Once the initial investigation is done and the need for new or improved system is established, all possible alternate solutions are chalked out. All these systems are known as "candidate systems". All the candidate systems are then weighed and the best alternative of all these is selected as the solution system, which is termed as the "proposed system". The proposed system is evaluated for its feasibility. Feasibility for a system means whether it is practical and beneficial to build that system.

Feasibility is evaluated from developer and customer's point of view. Developer sees whether they have the required technology or manpower to build the new system. Is building the new system really going to benefit the customer. Does the customer have the required money to build that type of a system? All these issues are covered in the feasibility study of the system. The feasibility of the system is evaluated on the three main issues: technical, economical, and operational. Another issue in this regard is the legal feasibility of the project.

various stages in system development

  1. Technical feasibility: Can the development of the proposed system be done with current equipment, existing software technology, and available personnel? Does it require new technology?

  2. Economic feasibility: Are there sufficient benefits in creating the system to make the costs acceptable? An important outcome of the economic feasibility study is the cost benefit analysis.

  3. Legal feasibility: It checks if there are any legal hassle in developing the system.
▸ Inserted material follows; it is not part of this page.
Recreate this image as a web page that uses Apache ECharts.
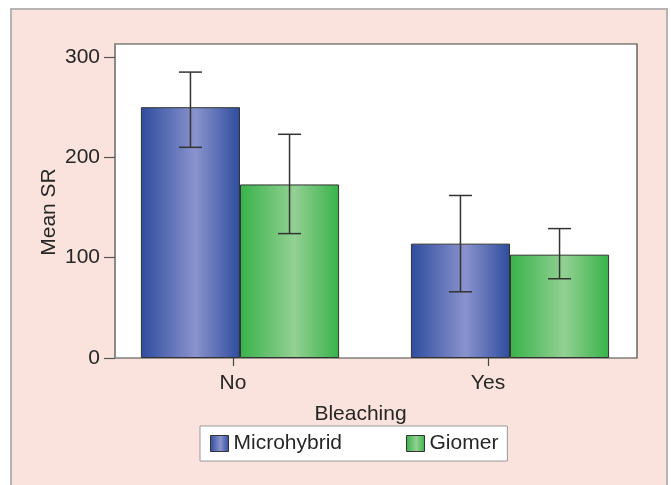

  4. Operational feasibility: Will the system be used if it is developed and implemented? Will there be resistance from users that will undermine the possible application benefits?

The result of the feasibility study is a formal document, a report detailing the nature and scope of the proposed solution. It consists of the following:

  • Statement of the problem
  • Details of findings
  • Findings and recommendations in concise form

Once the feasibility study is done then the project is approved or disapproved according to the results of the study. If the project seems feasible and desirable then the project is finally approved otherwise no further work is done on it.